-- Start of Collected data --
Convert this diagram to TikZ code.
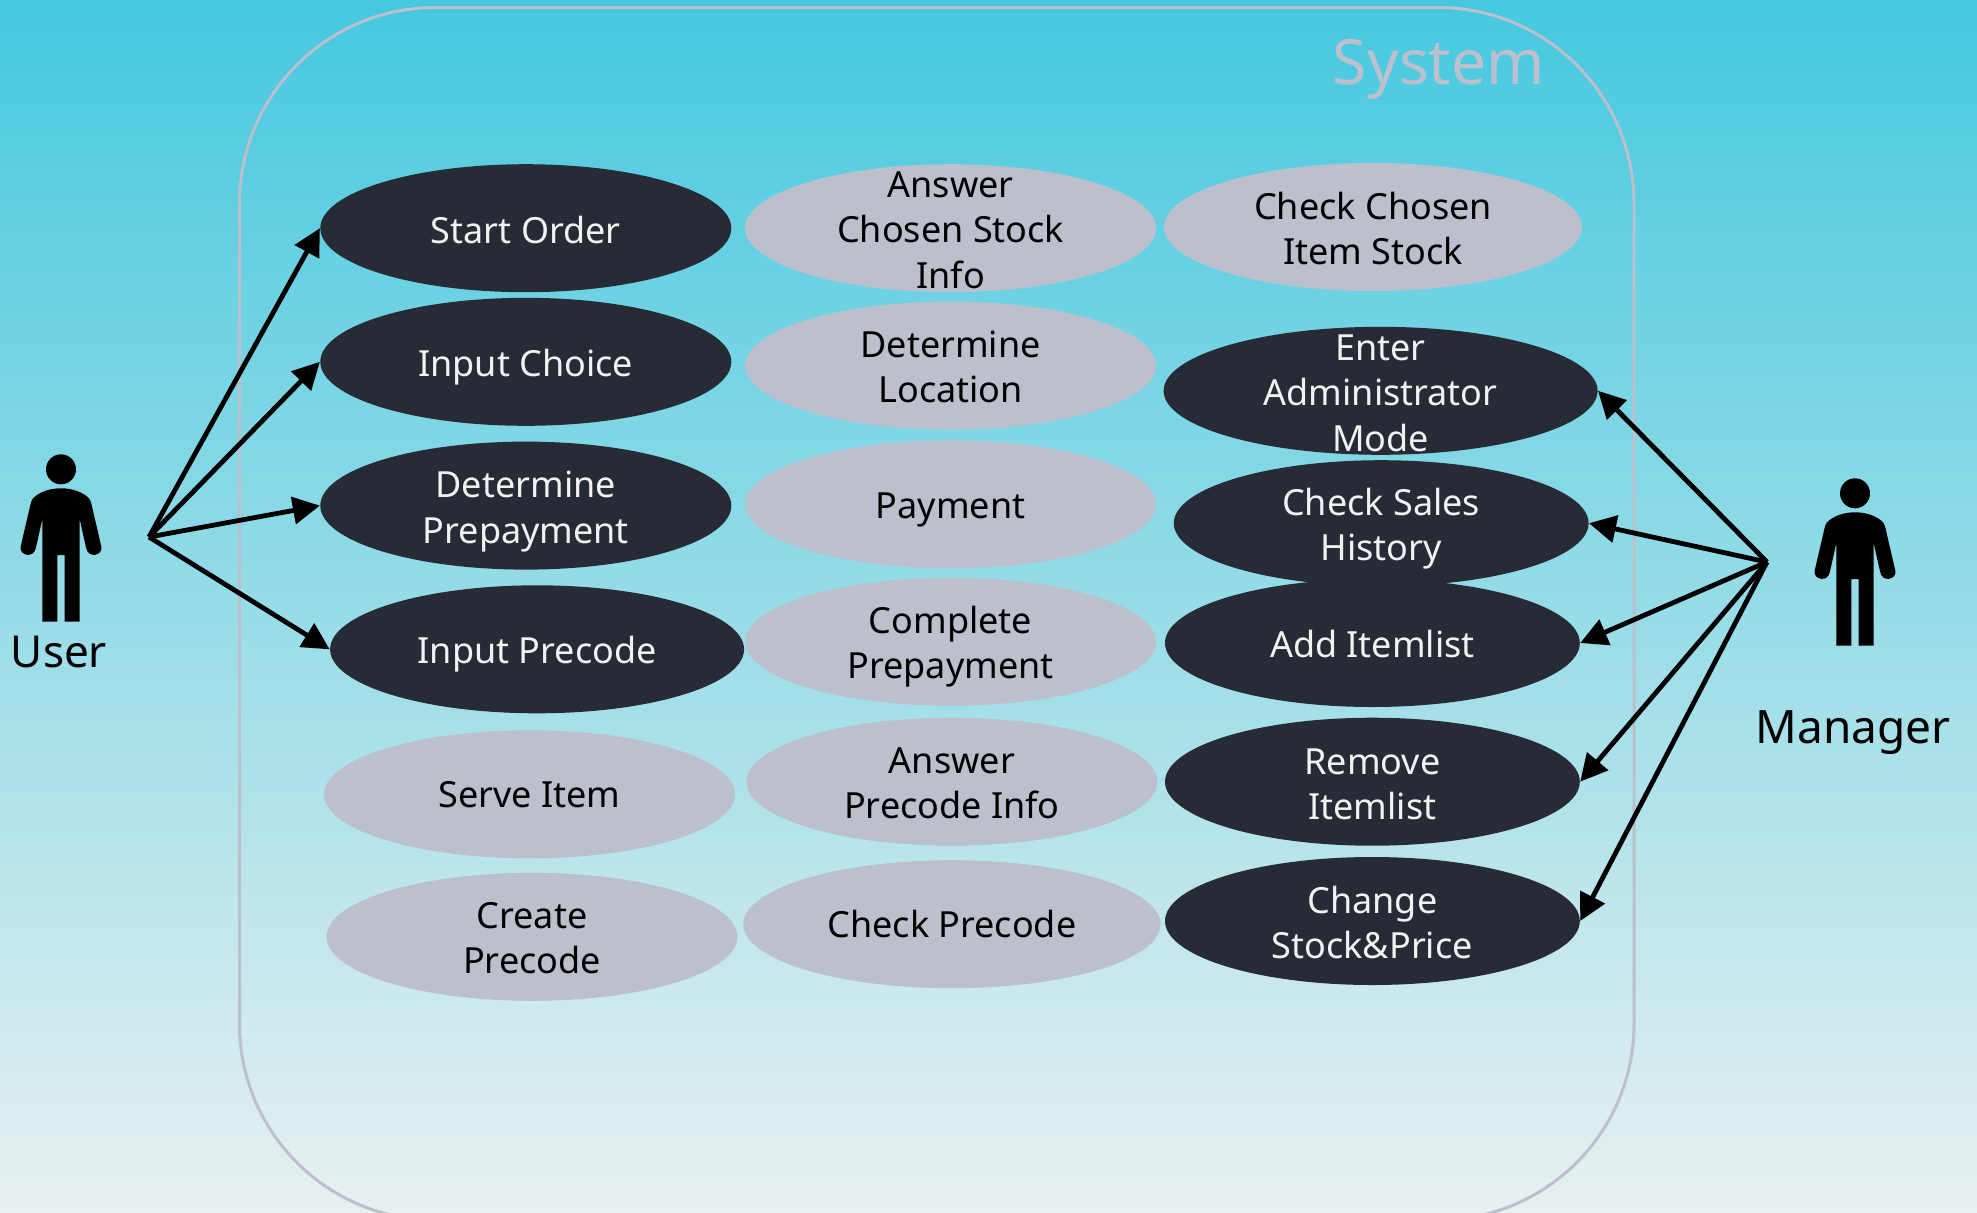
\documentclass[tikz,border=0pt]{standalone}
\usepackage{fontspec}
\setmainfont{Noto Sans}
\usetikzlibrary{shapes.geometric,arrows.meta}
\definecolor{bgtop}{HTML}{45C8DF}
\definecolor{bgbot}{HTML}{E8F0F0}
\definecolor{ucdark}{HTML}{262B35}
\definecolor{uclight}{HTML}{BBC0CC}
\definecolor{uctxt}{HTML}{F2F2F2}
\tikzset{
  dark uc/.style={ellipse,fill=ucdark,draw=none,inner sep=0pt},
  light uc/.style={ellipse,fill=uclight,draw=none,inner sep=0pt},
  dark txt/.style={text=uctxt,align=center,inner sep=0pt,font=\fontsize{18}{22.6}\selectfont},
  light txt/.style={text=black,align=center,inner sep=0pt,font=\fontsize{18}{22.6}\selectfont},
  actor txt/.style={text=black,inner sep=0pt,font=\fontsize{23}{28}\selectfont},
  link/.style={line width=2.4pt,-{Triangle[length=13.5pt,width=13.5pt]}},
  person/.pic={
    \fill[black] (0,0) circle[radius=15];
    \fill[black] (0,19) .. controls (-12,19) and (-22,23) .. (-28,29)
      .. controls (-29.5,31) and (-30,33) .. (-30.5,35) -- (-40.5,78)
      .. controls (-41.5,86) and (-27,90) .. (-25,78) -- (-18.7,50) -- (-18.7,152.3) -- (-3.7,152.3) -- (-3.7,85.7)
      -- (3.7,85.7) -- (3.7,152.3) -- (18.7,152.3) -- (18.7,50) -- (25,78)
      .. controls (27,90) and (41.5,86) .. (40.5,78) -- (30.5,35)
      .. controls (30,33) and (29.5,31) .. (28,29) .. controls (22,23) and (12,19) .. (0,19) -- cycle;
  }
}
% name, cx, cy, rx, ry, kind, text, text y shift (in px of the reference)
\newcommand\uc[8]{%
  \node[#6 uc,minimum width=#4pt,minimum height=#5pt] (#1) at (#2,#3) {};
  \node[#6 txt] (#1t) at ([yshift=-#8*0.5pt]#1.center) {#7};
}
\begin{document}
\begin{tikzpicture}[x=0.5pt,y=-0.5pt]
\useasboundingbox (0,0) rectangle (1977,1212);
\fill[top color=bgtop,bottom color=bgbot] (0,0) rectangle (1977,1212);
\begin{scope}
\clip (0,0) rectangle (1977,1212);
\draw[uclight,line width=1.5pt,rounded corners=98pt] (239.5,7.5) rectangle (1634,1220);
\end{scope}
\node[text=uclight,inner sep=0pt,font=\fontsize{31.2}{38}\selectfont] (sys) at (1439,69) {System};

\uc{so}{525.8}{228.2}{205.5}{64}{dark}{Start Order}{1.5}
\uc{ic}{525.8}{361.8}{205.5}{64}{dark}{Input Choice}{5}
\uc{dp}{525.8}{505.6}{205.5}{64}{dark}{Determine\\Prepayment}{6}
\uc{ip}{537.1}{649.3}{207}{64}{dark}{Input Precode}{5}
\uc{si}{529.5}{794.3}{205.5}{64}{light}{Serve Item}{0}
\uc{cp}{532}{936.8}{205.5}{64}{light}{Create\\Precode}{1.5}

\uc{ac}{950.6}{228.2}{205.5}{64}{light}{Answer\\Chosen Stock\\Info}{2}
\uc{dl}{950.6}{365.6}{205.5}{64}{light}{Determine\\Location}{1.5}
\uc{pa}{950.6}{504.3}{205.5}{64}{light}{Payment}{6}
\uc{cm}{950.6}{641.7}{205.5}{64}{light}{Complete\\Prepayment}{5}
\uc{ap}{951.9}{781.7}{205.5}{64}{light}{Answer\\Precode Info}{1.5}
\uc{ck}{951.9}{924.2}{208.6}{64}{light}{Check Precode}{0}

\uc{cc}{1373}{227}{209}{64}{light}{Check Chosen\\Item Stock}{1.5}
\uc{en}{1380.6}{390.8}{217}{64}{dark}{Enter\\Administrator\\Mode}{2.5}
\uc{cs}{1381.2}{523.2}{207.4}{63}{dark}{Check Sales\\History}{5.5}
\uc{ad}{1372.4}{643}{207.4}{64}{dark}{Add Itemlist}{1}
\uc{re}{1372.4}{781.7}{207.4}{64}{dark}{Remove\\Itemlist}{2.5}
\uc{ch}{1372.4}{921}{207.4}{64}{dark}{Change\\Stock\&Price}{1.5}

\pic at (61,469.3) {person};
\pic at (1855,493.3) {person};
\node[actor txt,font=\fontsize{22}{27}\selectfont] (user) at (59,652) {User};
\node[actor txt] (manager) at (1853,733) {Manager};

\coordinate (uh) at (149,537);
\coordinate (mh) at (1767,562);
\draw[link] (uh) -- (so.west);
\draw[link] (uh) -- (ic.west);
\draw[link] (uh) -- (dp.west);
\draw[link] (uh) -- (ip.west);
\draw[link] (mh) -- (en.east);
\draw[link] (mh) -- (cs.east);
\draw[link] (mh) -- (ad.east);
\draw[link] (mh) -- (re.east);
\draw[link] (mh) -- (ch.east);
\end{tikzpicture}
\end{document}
-- End of Collected data --
Objective | Begin at the top of the material above and output each line exactly, stopping after the line that holds "(sys) at (1439,69)". Leave out pictures.

Written answer |
Convert this diagram to TikZ code.
\documentclass[tikz,border=0pt]{standalone}
\usepackage{fontspec}
\setmainfont{Noto Sans}
\usetikzlibrary{shapes.geometric,arrows.meta}
\definecolor{bgtop}{HTML}{45C8DF}
\definecolor{bgbot}{HTML}{E8F0F0}
\definecolor{ucdark}{HTML}{262B35}
\definecolor{uclight}{HTML}{BBC0CC}
\definecolor{uctxt}{HTML}{F2F2F2}
\tikzset{
  dark uc/.style={ellipse,fill=ucdark,draw=none,inner sep=0pt},
  light uc/.style={ellipse,fill=uclight,draw=none,inner sep=0pt},
  dark txt/.style={text=uctxt,align=center,inner sep=0pt,font=\fontsize{18}{22.6}\selectfont},
  light txt/.style={text=black,align=center,inner sep=0pt,font=\fontsize{18}{22.6}\selectfont},
  actor txt/.style={text=black,inner sep=0pt,font=\fontsize{23}{28}\selectfont},
  link/.style={line width=2.4pt,-{Triangle[length=13.5pt,width=13.5pt]}},
  person/.pic={
    \fill[black] (0,0) circle[radius=15];
    \fill[black] (0,19) .. controls (-12,19) and (-22,23) .. (-28,29)
      .. controls (-29.5,31) and (-30,33) .. (-30.5,35) -- (-40.5,78)
      .. controls (-41.5,86) and (-27,90) .. (-25,78) -- (-18.7,50) -- (-18.7,152.3) -- (-3.7,152.3) -- (-3.7,85.7)
      -- (3.7,85.7) -- (3.7,152.3) -- (18.7,152.3) -- (18.7,50) -- (25,78)
      .. controls (27,90) and (41.5,86) .. (40.5,78) -- (30.5,35)
      .. controls (30,33) and (29.5,31) .. (28,29) .. controls (22,23) and (12,19) .. (0,19) -- cycle;
  }
}
% name, cx, cy, rx, ry, kind, text, text y shift (in px of the reference)
\newcommand\uc[8]{%
  \node[#6 uc,minimum width=#4pt,minimum height=#5pt] (#1) at (#2,#3) {};
  \node[#6 txt] (#1t) at ([yshift=-#8*0.5pt]#1.center) {#7};
}
\begin{document}
\begin{tikzpicture}[x=0.5pt,y=-0.5pt]
\useasboundingbox (0,0) rectangle (1977,1212);
\fill[top color=bgtop,bottom color=bgbot] (0,0) rectangle (1977,1212);
\begin{scope}
\clip (0,0) rectangle (1977,1212);
\draw[uclight,line width=1.5pt,rounded corners=98pt] (239.5,7.5) rectangle (1634,1220);
\end{scope}
\node[text=uclight,inner sep=0pt,font=\fontsize{31.2}{38}\selectfont] (sys) at (1439,69) {System};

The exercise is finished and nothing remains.